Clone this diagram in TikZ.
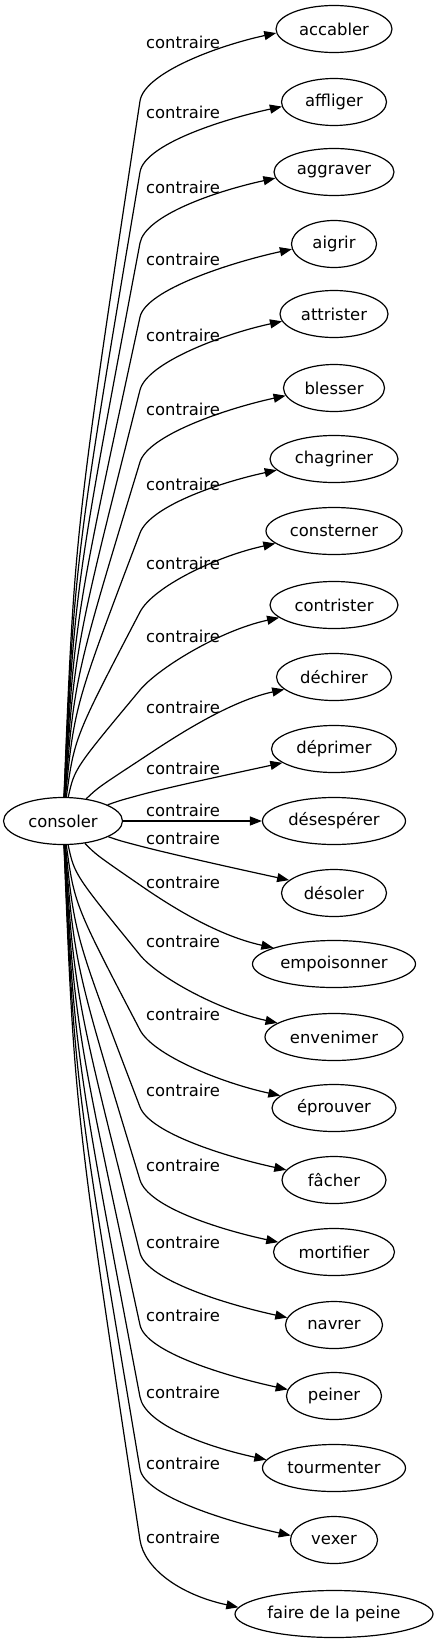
\documentclass[tikz,border=0pt]{standalone}
\usepackage{fontspec}
\setmainfont{DejaVu Sans}
\usetikzlibrary{shapes.geometric, arrows.meta, calc}

\begin{document}
\begin{tikzpicture}[x=0.5pt, y=-0.5pt,
    word/.style={ellipse, draw, line width=0.6pt, minimum height=23.5pt,
                 inner sep=0pt, font=\fontsize{8.2}{10}\selectfont},
    lab/.style={inner sep=0pt, font=\fontsize{8.2}{10}\selectfont},
    rel/.style={-{Triangle[length=6pt, width=4.5pt]}, line width=0.6pt}
  ]
  \useasboundingbox (0,0) rectangle (436,1643);
  \node[word, minimum width=59.5pt] (cons) at (63,821) {consoler};

  % upper fan
  \foreach \n/\t/\w/\y/\ly/\ky in {accabler/accabler/58/29/42/101,
      affliger/affliger/52.5/102/112/172, aggraver/aggraver/60/172/187/243,
      aigrir/aigrir/42.5/244/259/317, attrister/attrister/54/314/335/390,
      blesser/blesser/50.5/388/409/462, chagriner/chagriner/64/459/484/533,
      consterner/consterner/68/531/563/612, contrister/contrister/64/605/636/690,
      dechirer/déchirer/57.5/677/707/760, deprimer/déprimer/62.5/749/768/795} {
    \pgfmathtruncatemacro\ea{197-13*(821-\y)/792}
    \pgfmathsetmacro\qy{821+(0.4+max(0,0.55-0.0066*abs(\ky-821)))*(\ky-821)}
    \pgfmathsetmacro\qx{74.5+max(0,60-0.6*abs(\ky-821))}
    \node[word, minimum width=\w pt] (\n) at (334,\y) {\t};
    \node[lab] (l\n) at (183,\ly) {contraire};
    \coordinate (k\n) at (140,\ky);
    \coordinate (q\n) at (\qx,\qy);
    \draw[rel] (cons) .. controls (q\n) .. (k\n)
      .. controls ($(k\n)!-14pt!(q\n)$) and ($(\n.\ea)+(-60,13)$) .. (\n.\ea);
  }

  % straight one
  \node[word, minimum width=71.5pt] (desesperer) at (334,821) {désespérer};
  \node[lab] (ldesesperer) at (183,810) {contraire};
  \draw[rel] (cons) -- (desesperer);

  % lower fan
  \foreach \n/\t/\w/\y/\ly/\ky in {desoler/désoler/52.5/893/838/846,
      empoisonner/empoisonner/81.5/964/882/885, envenimer/envenimer/69/1037/941/955,
      eprouver/éprouver/62/1108/1014/1030, facher/fâcher/52/1180/1090/1107,
      mortifier/mortifier/60.5/1252/1165/1180, navrer/navrer/48.5/1325/1242/1253,
      peiner/peiner/47.5/1396/1315/1325, tourmenter/tourmenter/71.5/1468/1392/1397,
      vexer/vexer/43.5/1540/1463/1469,
      fairepeine/faire de la peine/99/1614/1537/1540} {
    \pgfmathtruncatemacro\ea{163+13*(\y-821)/792}
    \pgfmathsetmacro\qy{821+(0.4+max(0,0.55-0.0066*abs(\ky-821)))*(\ky-821)}
    \pgfmathsetmacro\qx{74.5+max(0,60-0.6*abs(\ky-821))}
    \node[word, minimum width=\w pt] (\n) at (334,\y) {\t};
    \node[lab] (l\n) at (183,\ly) {contraire};
    \coordinate (k\n) at (140,\ky);
    \coordinate (q\n) at (\qx,\qy);
    \draw[rel] (cons) .. controls (q\n) .. (k\n)
      .. controls ($(k\n)!-14pt!(q\n)$) and ($(\n.\ea)+(-60,-13)$) .. (\n.\ea);
  }
\end{tikzpicture}
\end{document}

◆ ◆ ◆

(What to produce):
Could the lines from the top of the material through the line with "(cons) -- (desesperer);" be repeated exactly, pictures left out?

(Solution for this exercise):
Clone this diagram in TikZ.
\documentclass[tikz,border=0pt]{standalone}
\usepackage{fontspec}
\setmainfont{DejaVu Sans}
\usetikzlibrary{shapes.geometric, arrows.meta, calc}

\begin{document}
\begin{tikzpicture}[x=0.5pt, y=-0.5pt,
    word/.style={ellipse, draw, line width=0.6pt, minimum height=23.5pt,
                 inner sep=0pt, font=\fontsize{8.2}{10}\selectfont},
    lab/.style={inner sep=0pt, font=\fontsize{8.2}{10}\selectfont},
    rel/.style={-{Triangle[length=6pt, width=4.5pt]}, line width=0.6pt}
  ]
  \useasboundingbox (0,0) rectangle (436,1643);
  \node[word, minimum width=59.5pt] (cons) at (63,821) {consoler};

  % upper fan
  \foreach \n/\t/\w/\y/\ly/\ky in {accabler/accabler/58/29/42/101,
      affliger/affliger/52.5/102/112/172, aggraver/aggraver/60/172/187/243,
      aigrir/aigrir/42.5/244/259/317, attrister/attrister/54/314/335/390,
      blesser/blesser/50.5/388/409/462, chagriner/chagriner/64/459/484/533,
      consterner/consterner/68/531/563/612, contrister/contrister/64/605/636/690,
      dechirer/déchirer/57.5/677/707/760, deprimer/déprimer/62.5/749/768/795} {
    \pgfmathtruncatemacro\ea{197-13*(821-\y)/792}
    \pgfmathsetmacro\qy{821+(0.4+max(0,0.55-0.0066*abs(\ky-821)))*(\ky-821)}
    \pgfmathsetmacro\qx{74.5+max(0,60-0.6*abs(\ky-821))}
    \node[word, minimum width=\w pt] (\n) at (334,\y) {\t};
    \node[lab] (l\n) at (183,\ly) {contraire};
    \coordinate (k\n) at (140,\ky);
    \coordinate (q\n) at (\qx,\qy);
    \draw[rel] (cons) .. controls (q\n) .. (k\n)
      .. controls ($(k\n)!-14pt!(q\n)$) and ($(\n.\ea)+(-60,13)$) .. (\n.\ea);
  }

  % straight one
  \node[word, minimum width=71.5pt] (desesperer) at (334,821) {désespérer};
  \node[lab] (ldesesperer) at (183,810) {contraire};
  \draw[rel] (cons) -- (desesperer);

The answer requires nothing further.